* [Exercise instructions]: Could you copy every line from the material below in which "this" appears?

* [Data shown]:
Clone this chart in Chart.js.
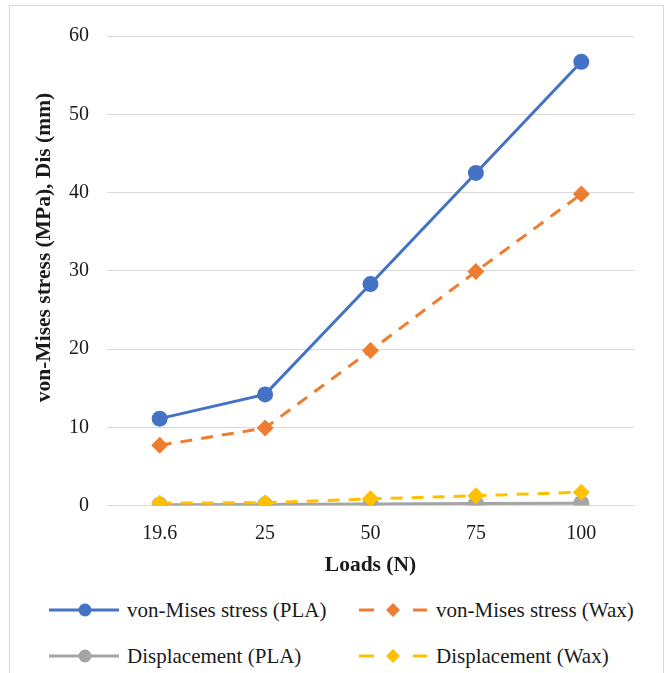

==

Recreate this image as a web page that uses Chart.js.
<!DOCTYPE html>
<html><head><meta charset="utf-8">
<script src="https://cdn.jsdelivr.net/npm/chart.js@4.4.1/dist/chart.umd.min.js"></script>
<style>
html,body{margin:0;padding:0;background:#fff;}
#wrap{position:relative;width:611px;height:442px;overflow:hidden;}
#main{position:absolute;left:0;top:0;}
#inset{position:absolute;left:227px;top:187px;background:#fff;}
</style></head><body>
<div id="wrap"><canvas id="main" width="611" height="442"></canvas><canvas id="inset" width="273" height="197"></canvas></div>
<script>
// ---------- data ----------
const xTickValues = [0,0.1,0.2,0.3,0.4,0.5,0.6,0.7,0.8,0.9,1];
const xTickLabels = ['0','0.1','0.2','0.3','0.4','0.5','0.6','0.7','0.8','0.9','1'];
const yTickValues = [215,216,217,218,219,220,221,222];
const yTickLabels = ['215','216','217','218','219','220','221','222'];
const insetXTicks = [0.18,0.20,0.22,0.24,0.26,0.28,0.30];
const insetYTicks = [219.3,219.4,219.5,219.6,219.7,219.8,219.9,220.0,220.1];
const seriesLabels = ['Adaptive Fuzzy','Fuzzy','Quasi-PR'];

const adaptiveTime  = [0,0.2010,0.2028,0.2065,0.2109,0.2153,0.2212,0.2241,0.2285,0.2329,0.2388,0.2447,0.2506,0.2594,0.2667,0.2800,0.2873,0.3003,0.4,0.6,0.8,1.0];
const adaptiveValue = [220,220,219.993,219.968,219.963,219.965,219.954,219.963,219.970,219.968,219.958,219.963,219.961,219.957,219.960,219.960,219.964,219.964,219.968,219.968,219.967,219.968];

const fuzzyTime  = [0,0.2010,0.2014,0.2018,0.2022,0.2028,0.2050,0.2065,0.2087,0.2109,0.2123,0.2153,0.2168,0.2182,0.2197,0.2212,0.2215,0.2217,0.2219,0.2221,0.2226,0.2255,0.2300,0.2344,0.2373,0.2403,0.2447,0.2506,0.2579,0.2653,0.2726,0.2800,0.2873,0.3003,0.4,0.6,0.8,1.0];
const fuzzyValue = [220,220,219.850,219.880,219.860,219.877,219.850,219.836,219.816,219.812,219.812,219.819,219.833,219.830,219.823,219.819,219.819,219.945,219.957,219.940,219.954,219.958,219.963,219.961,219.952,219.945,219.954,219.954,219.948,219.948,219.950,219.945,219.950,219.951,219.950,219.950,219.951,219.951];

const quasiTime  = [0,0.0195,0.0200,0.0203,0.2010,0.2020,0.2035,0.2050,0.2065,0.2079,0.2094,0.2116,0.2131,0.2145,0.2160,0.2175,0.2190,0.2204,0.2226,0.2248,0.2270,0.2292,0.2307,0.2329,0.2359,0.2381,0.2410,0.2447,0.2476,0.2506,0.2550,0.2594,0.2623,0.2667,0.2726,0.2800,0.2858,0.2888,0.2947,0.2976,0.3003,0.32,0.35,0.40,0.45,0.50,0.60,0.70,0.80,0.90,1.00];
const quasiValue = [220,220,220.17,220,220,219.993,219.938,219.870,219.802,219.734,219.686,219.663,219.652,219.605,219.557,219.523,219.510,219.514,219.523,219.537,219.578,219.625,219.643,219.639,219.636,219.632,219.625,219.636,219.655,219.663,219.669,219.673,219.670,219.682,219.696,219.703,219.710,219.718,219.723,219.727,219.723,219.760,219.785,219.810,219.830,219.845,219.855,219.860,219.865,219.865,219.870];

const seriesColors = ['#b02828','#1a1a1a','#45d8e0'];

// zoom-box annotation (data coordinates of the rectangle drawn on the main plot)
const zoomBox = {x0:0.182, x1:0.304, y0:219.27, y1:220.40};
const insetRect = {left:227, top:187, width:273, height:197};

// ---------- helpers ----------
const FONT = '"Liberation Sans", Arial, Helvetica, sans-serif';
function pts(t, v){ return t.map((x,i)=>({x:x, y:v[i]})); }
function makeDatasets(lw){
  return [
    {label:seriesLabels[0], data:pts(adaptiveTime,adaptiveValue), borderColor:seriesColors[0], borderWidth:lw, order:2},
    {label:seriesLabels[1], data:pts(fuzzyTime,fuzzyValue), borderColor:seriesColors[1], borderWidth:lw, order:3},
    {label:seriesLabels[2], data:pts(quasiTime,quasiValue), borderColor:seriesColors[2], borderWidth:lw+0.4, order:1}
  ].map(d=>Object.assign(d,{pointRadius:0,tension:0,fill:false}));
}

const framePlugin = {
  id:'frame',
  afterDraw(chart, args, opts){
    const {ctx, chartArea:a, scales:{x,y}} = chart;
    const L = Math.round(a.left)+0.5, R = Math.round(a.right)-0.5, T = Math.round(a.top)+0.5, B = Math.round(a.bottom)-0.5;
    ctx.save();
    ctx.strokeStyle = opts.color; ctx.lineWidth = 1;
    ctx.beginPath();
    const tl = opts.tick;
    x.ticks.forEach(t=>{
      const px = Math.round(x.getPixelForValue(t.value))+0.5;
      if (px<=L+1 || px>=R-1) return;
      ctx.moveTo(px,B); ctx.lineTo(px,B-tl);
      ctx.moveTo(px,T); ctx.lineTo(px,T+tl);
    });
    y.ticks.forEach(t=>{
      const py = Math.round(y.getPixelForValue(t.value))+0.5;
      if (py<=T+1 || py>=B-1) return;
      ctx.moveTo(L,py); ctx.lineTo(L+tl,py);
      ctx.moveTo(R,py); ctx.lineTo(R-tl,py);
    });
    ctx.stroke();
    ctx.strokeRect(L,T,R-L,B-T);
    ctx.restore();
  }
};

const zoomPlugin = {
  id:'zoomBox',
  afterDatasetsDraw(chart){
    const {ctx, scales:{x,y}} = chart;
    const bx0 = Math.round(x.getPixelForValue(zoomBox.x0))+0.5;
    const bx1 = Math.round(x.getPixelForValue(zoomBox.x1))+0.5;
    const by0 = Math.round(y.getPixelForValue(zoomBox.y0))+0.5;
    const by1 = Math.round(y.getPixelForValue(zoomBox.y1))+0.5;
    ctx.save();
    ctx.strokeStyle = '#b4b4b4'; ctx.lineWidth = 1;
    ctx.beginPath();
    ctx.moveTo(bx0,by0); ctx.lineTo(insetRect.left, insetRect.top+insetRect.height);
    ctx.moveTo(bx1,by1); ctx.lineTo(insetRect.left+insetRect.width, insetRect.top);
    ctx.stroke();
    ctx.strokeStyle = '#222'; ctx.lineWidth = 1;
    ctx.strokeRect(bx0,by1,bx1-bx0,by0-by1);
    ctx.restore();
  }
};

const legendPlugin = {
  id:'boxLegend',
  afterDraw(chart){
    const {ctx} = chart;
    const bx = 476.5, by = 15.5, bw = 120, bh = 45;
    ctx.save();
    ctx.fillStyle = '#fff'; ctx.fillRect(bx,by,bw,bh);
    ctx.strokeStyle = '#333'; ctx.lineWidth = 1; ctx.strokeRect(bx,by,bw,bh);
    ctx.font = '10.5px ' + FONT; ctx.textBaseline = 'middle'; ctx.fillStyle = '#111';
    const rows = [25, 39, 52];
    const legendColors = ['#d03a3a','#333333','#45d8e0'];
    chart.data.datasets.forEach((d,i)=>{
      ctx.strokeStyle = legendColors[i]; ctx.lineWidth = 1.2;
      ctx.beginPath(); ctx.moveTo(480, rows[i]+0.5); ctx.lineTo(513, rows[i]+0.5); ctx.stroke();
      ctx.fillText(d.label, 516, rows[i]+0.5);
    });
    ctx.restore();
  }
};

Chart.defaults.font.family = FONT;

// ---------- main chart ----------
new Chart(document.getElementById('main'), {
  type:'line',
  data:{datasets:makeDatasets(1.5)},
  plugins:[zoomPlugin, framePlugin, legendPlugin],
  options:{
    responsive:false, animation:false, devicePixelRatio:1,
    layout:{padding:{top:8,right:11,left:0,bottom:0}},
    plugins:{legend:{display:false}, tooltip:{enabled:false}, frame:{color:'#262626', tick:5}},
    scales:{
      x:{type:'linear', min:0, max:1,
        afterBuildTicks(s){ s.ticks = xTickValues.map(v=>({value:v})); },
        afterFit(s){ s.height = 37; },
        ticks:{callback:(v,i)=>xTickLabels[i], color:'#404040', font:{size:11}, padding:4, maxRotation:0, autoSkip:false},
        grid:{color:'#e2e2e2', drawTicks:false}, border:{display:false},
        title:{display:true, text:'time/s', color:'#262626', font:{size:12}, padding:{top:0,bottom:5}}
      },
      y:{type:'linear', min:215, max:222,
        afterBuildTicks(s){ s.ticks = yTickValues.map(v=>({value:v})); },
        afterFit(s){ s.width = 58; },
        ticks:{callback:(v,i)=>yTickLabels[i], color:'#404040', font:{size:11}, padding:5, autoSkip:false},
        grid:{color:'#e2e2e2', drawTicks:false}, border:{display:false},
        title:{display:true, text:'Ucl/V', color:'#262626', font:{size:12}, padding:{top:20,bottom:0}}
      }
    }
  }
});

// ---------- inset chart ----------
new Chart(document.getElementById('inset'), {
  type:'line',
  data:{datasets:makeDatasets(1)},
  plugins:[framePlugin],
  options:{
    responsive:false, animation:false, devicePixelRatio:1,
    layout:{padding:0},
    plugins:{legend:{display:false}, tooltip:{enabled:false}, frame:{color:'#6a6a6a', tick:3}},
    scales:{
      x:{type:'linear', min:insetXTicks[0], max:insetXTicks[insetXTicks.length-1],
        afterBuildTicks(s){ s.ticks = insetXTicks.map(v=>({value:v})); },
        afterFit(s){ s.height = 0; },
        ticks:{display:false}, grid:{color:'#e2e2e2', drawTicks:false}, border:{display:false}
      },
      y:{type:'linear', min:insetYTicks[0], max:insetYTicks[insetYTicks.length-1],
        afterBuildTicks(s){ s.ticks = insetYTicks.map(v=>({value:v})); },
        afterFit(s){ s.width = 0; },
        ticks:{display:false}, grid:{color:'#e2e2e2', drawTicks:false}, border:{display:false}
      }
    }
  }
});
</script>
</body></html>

* [Task response]:
Clone this chart in Chart.js.
Recreate this image as a web page that uses Chart.js.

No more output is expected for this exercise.